If you're writing code in an assembly language for a system with no operating system, then you just have a big blob of memory that you can partition as you wish. Most low-level languages provide some abstract data type to manage this space, with two operations: get a block of memory of a specific size, and return a block for reallocation. Algol-family languages typically use this interface, with functions like malloc() and free(). Early implementations of these functions used a heap as the data structure for managing free memory; therefore, dynamically allocated memory was referred to as "coming from the heap" or, later, just as "heap memory."

This sort of interface is fine for simple uses, but it becomes problematic when you add in aliasing. When two bits of code hold pointers or references to the same dynamic allocation, which one is responsible for freeing it?

This conflict has two traditional solutions. One option is to enforce a strict ownership policy. Every object has exactly one owning pointer, and some other number of non-owning pointers. The programmer must ensure that the non-owning pointers don't persist longer than the owning pointer. Some software patterns make this solution easier, but it's still problematic.
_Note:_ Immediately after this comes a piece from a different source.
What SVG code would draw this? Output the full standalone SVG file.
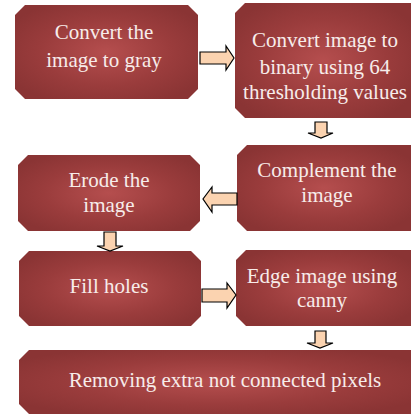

The other solution is reference counting, which is the traditional approach in Objective-C. When you want to retain a pointer to an object, you send it a -retain message, which increments its reference count. When you no longer need this reference, you send it a -release message. When an object's reference count reaches 0, it's freed. All pointers are equal.

The reference counting approach has two problems. The first is the problem of returning temporary objects. It's fairly common for programmers to ignore return values sometimes. With simple reference counting, you'd need to make sure you explicitly released every returned object. Objective-C fixes this issue with the addition of autorelease pools. You can add an object to an autorelease pool, and it will have its reference count decreased at some point in the future, typically at the end of the current run loop. This solution is simple to use, but has the disadvantage that the lifetime of temporary objects is artificially extended.

The other major problem is garbage cycles. For example, in a typical model-controller-view application, the view needs a reference to the controller to be able to send it user events, and the controller needs a reference to the view to be able to update it when the model changes. If each holds a reference to the other, neither will ever be freed, because their reference counts will be 1 when no other references to either exist. Objective-C applications typically solve this problem with the non-retained delegate pattern, a slightly ugly hack in which views (by convention) don't increment the reference count of the controller, so they're freed when the controller is no longer referenced. This technique works well for trivial cycles, but not for more involved ones.

It's not possible for static analysis to prove the absence of cycles in the general case—especially in the presence of loadable libraries, although in practice careful coding can make them rare.